- WHAT THIS TASK INVOLVES: Your task is to repeat the entries word for word while leaving out the pictures.

## Begin DATA ROWS

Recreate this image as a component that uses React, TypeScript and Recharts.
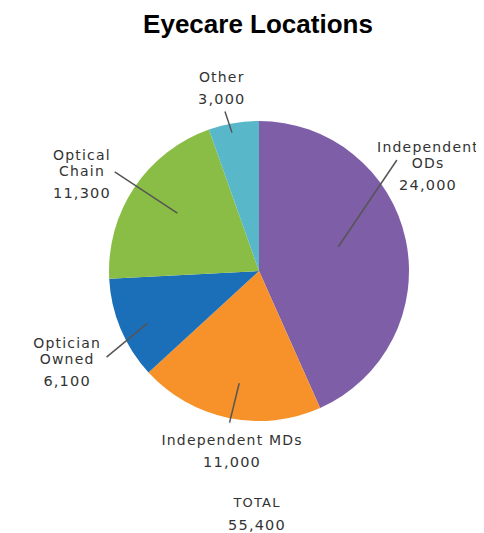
import React from "react";
import { PieChart, Pie, Cell } from "recharts";

const title = "Eyecare Locations";
const categories = ["Independent ODs", "Independent MDs", "Optician Owned", "Optical Chain", "Other"];
const nameLines = [["Independent", "ODs"], ["Independent MDs"], ["Optician", "Owned"], ["Optical", "Chain"], ["Other"]];
const values = [24000, 11000, 6100, 11300, 3000];
const totalLabel = "TOTAL";

const colors = ["#7f5ea8", "#f7922a", "#1a6fb8", "#8abd45", "#58b8c9"];

// label placement style: r = radius factor, da = angle offset from slice middle (deg)
const labelStyle = [
  { r: 1.378, da: 23.1, l0: [0.553, 5], l1: [1.18, 26.8] },
  { r: 1.174, da: 2.9, l0: [0.76, 1.7], l1: [1.03, 0.7] },
  { r: 1.379, da: -0.8, l0: [0.82, 2.3], l1: [1.167, 6.7] },
  { r: 1.393, da: 1.7, l0: [0.667, -1.5], l1: [1.167, -0.7] },
  { r: 1.284, da: 1.4, l0: [0.94, 1.3], l1: [1.087, 2.3] },
];

const data = categories.map((c, i) => ({ name: c, value: values[i] }));
const total = values.reduce((a, b) => a + b, 0);
const fmt = (v: number) => v.toLocaleString("en-US");

const RAD = Math.PI / 180;
const textStyle: React.CSSProperties = {
  fontFamily: "'DejaVu Sans', sans-serif",
  fontSize: 14,
  letterSpacing: 1.2,
  fill: "#333",
};

const renderLabel = (props: any) => {
  const { cx, cy, midAngle, outerRadius, index, value } = props;
  const s = labelStyle[index];
  const pt = (rf: number, da: number) => {
    const a = (midAngle + da) * RAD;
    return [cx + outerRadius * rf * Math.cos(a), cy - outerRadius * rf * Math.sin(a)];
  };
  const [tx, ty] = pt(s.r, s.da);
  const [x0, y0] = pt(s.l0[0], s.l0[1]);
  const [x1, y1] = pt(s.l1[0], s.l1[1]);
  const lines = nameLines[index];
  return (
    <g key={`lbl-${index}`}>
      <line x1={x0} y1={y0} x2={x1} y2={y1} stroke="#555" strokeWidth={1.5} />
      {lines.map((t, i) => (
        <text key={i} x={tx} y={ty + i * 16} textAnchor="middle" style={textStyle}>
          {t}
        </text>
      ))}
      <text x={tx} y={ty + (lines.length - 1) * 16 + 22} textAnchor="middle" style={{ ...textStyle, fontSize: 14.5 }}>
        {fmt(value)}
      </text>
    </g>
  );
};

export default function App() {
  return (
    <div style={{ position: "relative", width: 476, height: 525 }}>
      <PieChart width={476} height={525} margin={{ top: 0, right: 0, bottom: 0, left: 0 }}>
        <Pie
          data={data}
          dataKey="value"
          nameKey="name"
          cx={251}
          cy={263}
          outerRadius={150}
          startAngle={90}
          endAngle={-270}
          stroke="none"
          label={renderLabel}
          labelLine={false}
          isAnimationActive={false}
        >
          {data.map((d, i) => (
            <Cell key={d.name} fill={colors[i]} />
          ))}
        </Pie>
      </PieChart>
      <svg width={476} height={525} style={{ position: "absolute", left: 0, top: 0, pointerEvents: "none" }}>
        <text x={250} y={25} textAnchor="middle" style={{ fontFamily: "'Liberation Sans', Arial, sans-serif", fontWeight: 700, fontSize: 26, fill: "#000" }}>
          {title}
        </text>
        <text x={249} y={499} textAnchor="middle" style={{ ...textStyle, fontSize: 13 }}>
          {totalLabel}
        </text>
        <text x={249} y={522} textAnchor="middle" style={{ ...textStyle, fontSize: 14.5 }}>
          {fmt(total)}
        </text>
      </svg>
    </div>
  );
}
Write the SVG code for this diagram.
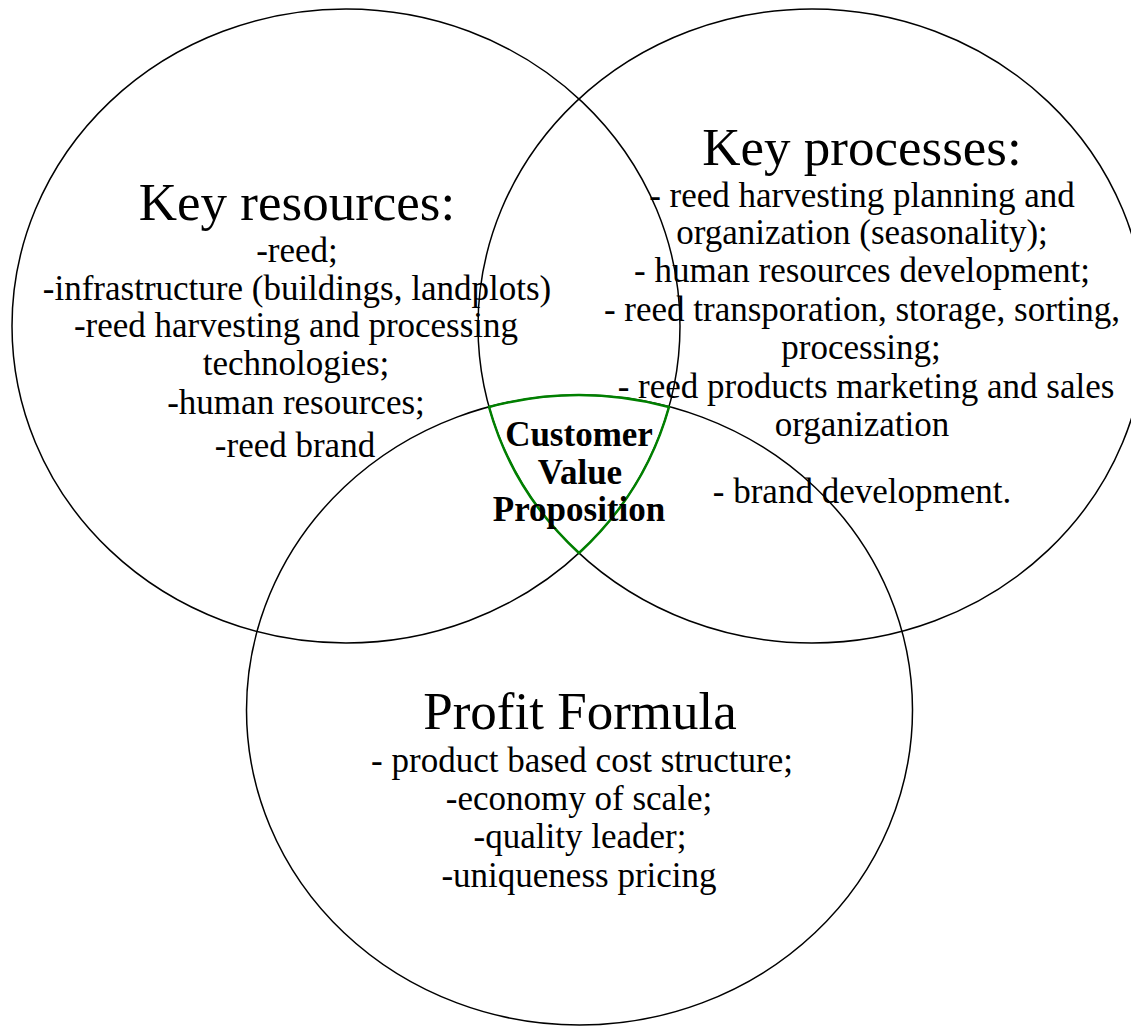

## End DATA ROWS

- FINISHED TASK:
Recreate this image as a component that uses React, TypeScript and Recharts.
import React from "react";
import { PieChart, Pie, Cell } from "recharts";

const title = "Eyecare Locations";
const categories = ["Independent ODs", "Independent MDs", "Optician Owned", "Optical Chain", "Other"];
const nameLines = [["Independent", "ODs"], ["Independent MDs"], ["Optician", "Owned"], ["Optical", "Chain"], ["Other"]];
const values = [24000, 11000, 6100, 11300, 3000];
const totalLabel = "TOTAL";

const colors = ["#7f5ea8", "#f7922a", "#1a6fb8", "#8abd45", "#58b8c9"];

// label placement style: r = radius factor, da = angle offset from slice middle (deg)
const labelStyle = [
  { r: 1.378, da: 23.1, l0: [0.553, 5], l1: [1.18, 26.8] },
  { r: 1.174, da: 2.9, l0: [0.76, 1.7], l1: [1.03, 0.7] },
  { r: 1.379, da: -0.8, l0: [0.82, 2.3], l1: [1.167, 6.7] },
  { r: 1.393, da: 1.7, l0: [0.667, -1.5], l1: [1.167, -0.7] },
  { r: 1.284, da: 1.4, l0: [0.94, 1.3], l1: [1.087, 2.3] },
];

const data = categories.map((c, i) => ({ name: c, value: values[i] }));
const total = values.reduce((a, b) => a + b, 0);
const fmt = (v: number) => v.toLocaleString("en-US");

const RAD = Math.PI / 180;
const textStyle: React.CSSProperties = {
  fontFamily: "'DejaVu Sans', sans-serif",
  fontSize: 14,
  letterSpacing: 1.2,
  fill: "#333",
};

const renderLabel = (props: any) => {
  const { cx, cy, midAngle, outerRadius, index, value } = props;
  const s = labelStyle[index];
  const pt = (rf: number, da: number) => {
    const a = (midAngle + da) * RAD;
    return [cx + outerRadius * rf * Math.cos(a), cy - outerRadius * rf * Math.sin(a)];
  };
  const [tx, ty] = pt(s.r, s.da);
  const [x0, y0] = pt(s.l0[0], s.l0[1]);
  const [x1, y1] = pt(s.l1[0], s.l1[1]);
  const lines = nameLines[index];
  return (
    <g key={`lbl-${index}`}>
      <line x1={x0} y1={y0} x2={x1} y2={y1} stroke="#555" strokeWidth={1.5} />
      {lines.map((t, i) => (
        <text key={i} x={tx} y={ty + i * 16} textAnchor="middle" style={textStyle}>
          {t}
        </text>
      ))}
      <text x={tx} y={ty + (lines.length - 1) * 16 + 22} textAnchor="middle" style={{ ...textStyle, fontSize: 14.5 }}>
        {fmt(value)}
      </text>
    </g>
  );
};

export default function App() {
  return (
    <div style={{ position: "relative", width: 476, height: 525 }}>
      <PieChart width={476} height={525} margin={{ top: 0, right: 0, bottom: 0, left: 0 }}>
        <Pie
          data={data}
          dataKey="value"
          nameKey="name"
          cx={251}
          cy={263}
          outerRadius={150}
          startAngle={90}
          endAngle={-270}
          stroke="none"
          label={renderLabel}
          labelLine={false}
          isAnimationActive={false}
        >
          {data.map((d, i) => (
            <Cell key={d.name} fill={colors[i]} />
          ))}
        </Pie>
      </PieChart>
      <svg width={476} height={525} style={{ position: "absolute", left: 0, top: 0, pointerEvents: "none" }}>
        <text x={250} y={25} textAnchor="middle" style={{ fontFamily: "'Liberation Sans', Arial, sans-serif", fontWeight: 700, fontSize: 26, fill: "#000" }}>
          {title}
        </text>
        <text x={249} y={499} textAnchor="middle" style={{ ...textStyle, fontSize: 13 }}>
          {totalLabel}
        </text>
        <text x={249} y={522} textAnchor="middle" style={{ ...textStyle, fontSize: 14.5 }}>
          {fmt(total)}
        </text>
      </svg>
    </div>
  );
}
Write the SVG code for this diagram.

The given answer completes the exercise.